• [WORK TO COMPLETE]
Copy exactly the lines from the first line of the records below through the line containing "fig.savefig('out.png', dpi=100)", including both, and nothing else.
═════ DATA SHOWN ═════
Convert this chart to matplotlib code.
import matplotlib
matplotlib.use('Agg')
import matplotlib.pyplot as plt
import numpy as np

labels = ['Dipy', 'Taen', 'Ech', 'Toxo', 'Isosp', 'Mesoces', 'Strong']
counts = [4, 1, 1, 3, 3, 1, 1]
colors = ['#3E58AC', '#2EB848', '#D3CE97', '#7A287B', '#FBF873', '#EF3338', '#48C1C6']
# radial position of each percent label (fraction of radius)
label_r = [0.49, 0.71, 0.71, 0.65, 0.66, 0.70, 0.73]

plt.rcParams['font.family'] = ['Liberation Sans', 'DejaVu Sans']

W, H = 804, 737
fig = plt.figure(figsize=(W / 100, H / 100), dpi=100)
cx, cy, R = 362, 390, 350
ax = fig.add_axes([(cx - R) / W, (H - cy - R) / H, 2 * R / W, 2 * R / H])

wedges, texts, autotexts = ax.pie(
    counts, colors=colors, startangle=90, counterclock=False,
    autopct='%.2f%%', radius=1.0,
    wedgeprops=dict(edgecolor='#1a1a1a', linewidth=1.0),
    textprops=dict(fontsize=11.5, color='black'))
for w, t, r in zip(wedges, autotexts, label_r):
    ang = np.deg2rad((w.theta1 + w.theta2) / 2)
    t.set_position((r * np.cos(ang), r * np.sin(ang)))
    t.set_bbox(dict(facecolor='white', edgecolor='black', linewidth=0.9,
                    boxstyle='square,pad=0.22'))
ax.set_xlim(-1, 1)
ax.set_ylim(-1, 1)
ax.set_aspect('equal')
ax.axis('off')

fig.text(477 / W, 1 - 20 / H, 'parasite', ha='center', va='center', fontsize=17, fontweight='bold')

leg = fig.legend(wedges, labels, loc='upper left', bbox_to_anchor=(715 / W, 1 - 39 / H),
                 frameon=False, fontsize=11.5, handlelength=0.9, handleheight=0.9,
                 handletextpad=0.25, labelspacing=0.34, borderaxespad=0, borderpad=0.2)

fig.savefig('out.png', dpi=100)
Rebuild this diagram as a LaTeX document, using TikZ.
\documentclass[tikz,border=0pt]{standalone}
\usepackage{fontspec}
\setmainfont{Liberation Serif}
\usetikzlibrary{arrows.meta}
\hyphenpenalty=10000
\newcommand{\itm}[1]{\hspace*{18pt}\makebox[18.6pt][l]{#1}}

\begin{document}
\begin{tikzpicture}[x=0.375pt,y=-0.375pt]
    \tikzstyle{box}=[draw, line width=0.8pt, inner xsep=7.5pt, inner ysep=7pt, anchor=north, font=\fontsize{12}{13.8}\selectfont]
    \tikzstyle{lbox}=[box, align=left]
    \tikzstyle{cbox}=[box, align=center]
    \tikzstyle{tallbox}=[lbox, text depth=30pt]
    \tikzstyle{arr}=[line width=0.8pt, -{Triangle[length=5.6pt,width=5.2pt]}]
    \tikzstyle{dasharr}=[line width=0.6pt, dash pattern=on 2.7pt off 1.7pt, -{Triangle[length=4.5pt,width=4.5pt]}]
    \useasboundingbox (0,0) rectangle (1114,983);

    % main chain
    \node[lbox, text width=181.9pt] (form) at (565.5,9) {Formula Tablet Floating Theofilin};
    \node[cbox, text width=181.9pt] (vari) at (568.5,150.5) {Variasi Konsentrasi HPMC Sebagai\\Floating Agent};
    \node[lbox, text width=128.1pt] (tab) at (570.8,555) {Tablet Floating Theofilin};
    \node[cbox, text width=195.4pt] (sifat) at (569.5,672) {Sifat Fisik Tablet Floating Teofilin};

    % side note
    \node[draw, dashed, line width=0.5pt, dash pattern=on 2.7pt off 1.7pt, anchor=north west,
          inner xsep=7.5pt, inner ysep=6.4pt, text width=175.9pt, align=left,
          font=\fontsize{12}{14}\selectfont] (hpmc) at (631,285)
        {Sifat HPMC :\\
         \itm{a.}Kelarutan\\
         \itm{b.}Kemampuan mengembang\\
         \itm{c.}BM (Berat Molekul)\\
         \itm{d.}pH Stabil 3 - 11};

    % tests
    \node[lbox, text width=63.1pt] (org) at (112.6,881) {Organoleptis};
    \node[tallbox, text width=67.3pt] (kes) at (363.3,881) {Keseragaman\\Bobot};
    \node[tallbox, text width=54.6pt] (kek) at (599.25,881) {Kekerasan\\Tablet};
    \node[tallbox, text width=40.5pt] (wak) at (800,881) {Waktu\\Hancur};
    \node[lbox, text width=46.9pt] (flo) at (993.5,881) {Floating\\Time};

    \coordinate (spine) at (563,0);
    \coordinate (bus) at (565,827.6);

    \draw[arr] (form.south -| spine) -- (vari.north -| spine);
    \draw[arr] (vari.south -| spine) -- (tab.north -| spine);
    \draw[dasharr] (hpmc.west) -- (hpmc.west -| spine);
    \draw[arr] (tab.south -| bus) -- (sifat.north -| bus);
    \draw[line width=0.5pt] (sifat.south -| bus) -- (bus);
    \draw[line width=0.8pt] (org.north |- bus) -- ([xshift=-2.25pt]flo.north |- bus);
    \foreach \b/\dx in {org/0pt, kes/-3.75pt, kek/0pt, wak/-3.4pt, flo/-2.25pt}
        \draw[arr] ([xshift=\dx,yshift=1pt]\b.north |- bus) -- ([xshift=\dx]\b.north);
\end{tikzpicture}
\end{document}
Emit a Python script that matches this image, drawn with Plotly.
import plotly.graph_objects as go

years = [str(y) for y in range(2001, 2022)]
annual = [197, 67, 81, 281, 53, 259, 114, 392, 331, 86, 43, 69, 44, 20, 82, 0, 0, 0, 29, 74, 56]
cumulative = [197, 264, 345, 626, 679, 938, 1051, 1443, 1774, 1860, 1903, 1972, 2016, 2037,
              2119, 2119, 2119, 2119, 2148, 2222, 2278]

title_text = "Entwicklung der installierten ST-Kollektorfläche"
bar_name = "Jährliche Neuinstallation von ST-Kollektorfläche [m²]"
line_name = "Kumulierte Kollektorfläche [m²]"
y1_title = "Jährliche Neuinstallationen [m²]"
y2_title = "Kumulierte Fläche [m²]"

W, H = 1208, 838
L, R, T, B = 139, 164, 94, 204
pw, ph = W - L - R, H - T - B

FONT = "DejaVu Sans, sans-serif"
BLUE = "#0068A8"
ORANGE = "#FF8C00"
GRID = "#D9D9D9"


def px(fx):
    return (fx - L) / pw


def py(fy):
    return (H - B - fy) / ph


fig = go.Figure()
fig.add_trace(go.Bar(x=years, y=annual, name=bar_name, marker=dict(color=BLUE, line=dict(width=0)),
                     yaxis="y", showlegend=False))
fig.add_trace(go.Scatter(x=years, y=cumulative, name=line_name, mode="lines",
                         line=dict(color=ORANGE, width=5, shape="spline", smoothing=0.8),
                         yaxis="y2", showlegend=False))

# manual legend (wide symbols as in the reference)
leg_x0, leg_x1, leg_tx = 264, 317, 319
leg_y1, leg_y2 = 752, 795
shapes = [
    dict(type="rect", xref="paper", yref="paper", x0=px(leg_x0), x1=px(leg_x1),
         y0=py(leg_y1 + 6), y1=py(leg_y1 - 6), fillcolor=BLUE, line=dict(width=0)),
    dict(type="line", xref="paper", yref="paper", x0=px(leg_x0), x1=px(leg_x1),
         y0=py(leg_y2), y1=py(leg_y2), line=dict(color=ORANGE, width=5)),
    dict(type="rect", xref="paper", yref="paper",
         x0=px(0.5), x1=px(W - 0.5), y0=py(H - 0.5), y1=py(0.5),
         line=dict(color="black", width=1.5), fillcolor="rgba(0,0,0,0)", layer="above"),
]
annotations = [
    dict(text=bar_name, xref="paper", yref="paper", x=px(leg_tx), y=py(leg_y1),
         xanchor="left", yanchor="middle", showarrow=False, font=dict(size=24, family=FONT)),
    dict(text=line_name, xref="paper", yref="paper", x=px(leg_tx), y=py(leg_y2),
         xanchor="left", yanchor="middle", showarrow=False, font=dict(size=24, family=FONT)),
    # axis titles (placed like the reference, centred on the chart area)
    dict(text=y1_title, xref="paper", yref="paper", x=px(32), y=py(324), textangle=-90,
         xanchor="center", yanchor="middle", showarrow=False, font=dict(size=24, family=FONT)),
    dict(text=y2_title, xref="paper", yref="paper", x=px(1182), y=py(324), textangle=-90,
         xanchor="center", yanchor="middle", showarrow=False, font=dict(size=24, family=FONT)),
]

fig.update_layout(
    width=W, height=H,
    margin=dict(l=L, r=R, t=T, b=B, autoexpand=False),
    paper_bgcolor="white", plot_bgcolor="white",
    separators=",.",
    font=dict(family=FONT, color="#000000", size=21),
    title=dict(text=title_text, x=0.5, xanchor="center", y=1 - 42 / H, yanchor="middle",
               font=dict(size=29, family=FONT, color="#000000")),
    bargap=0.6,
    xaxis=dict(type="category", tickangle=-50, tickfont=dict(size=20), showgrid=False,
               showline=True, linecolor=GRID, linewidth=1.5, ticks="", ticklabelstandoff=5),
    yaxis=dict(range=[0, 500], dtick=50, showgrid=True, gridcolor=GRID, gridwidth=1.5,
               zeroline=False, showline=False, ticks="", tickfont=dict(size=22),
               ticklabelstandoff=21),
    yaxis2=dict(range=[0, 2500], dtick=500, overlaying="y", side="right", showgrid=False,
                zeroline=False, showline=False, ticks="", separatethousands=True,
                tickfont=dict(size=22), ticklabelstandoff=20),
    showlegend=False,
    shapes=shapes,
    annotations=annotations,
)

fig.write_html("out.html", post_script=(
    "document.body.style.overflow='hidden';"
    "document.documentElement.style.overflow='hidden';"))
═════
• [THE ANSWER]
Convert this chart to matplotlib code.
import matplotlib
matplotlib.use('Agg')
import matplotlib.pyplot as plt
import numpy as np

labels = ['Dipy', 'Taen', 'Ech', 'Toxo', 'Isosp', 'Mesoces', 'Strong']
counts = [4, 1, 1, 3, 3, 1, 1]
colors = ['#3E58AC', '#2EB848', '#D3CE97', '#7A287B', '#FBF873', '#EF3338', '#48C1C6']
# radial position of each percent label (fraction of radius)
label_r = [0.49, 0.71, 0.71, 0.65, 0.66, 0.70, 0.73]

plt.rcParams['font.family'] = ['Liberation Sans', 'DejaVu Sans']

W, H = 804, 737
fig = plt.figure(figsize=(W / 100, H / 100), dpi=100)
cx, cy, R = 362, 390, 350
ax = fig.add_axes([(cx - R) / W, (H - cy - R) / H, 2 * R / W, 2 * R / H])

wedges, texts, autotexts = ax.pie(
    counts, colors=colors, startangle=90, counterclock=False,
    autopct='%.2f%%', radius=1.0,
    wedgeprops=dict(edgecolor='#1a1a1a', linewidth=1.0),
    textprops=dict(fontsize=11.5, color='black'))
for w, t, r in zip(wedges, autotexts, label_r):
    ang = np.deg2rad((w.theta1 + w.theta2) / 2)
    t.set_position((r * np.cos(ang), r * np.sin(ang)))
    t.set_bbox(dict(facecolor='white', edgecolor='black', linewidth=0.9,
                    boxstyle='square,pad=0.22'))
ax.set_xlim(-1, 1)
ax.set_ylim(-1, 1)
ax.set_aspect('equal')
ax.axis('off')

fig.text(477 / W, 1 - 20 / H, 'parasite', ha='center', va='center', fontsize=17, fontweight='bold')

leg = fig.legend(wedges, labels, loc='upper left', bbox_to_anchor=(715 / W, 1 - 39 / H),
                 frameon=False, fontsize=11.5, handlelength=0.9, handleheight=0.9,
                 handletextpad=0.25, labelspacing=0.34, borderaxespad=0, borderpad=0.2)

fig.savefig('out.png', dpi=100)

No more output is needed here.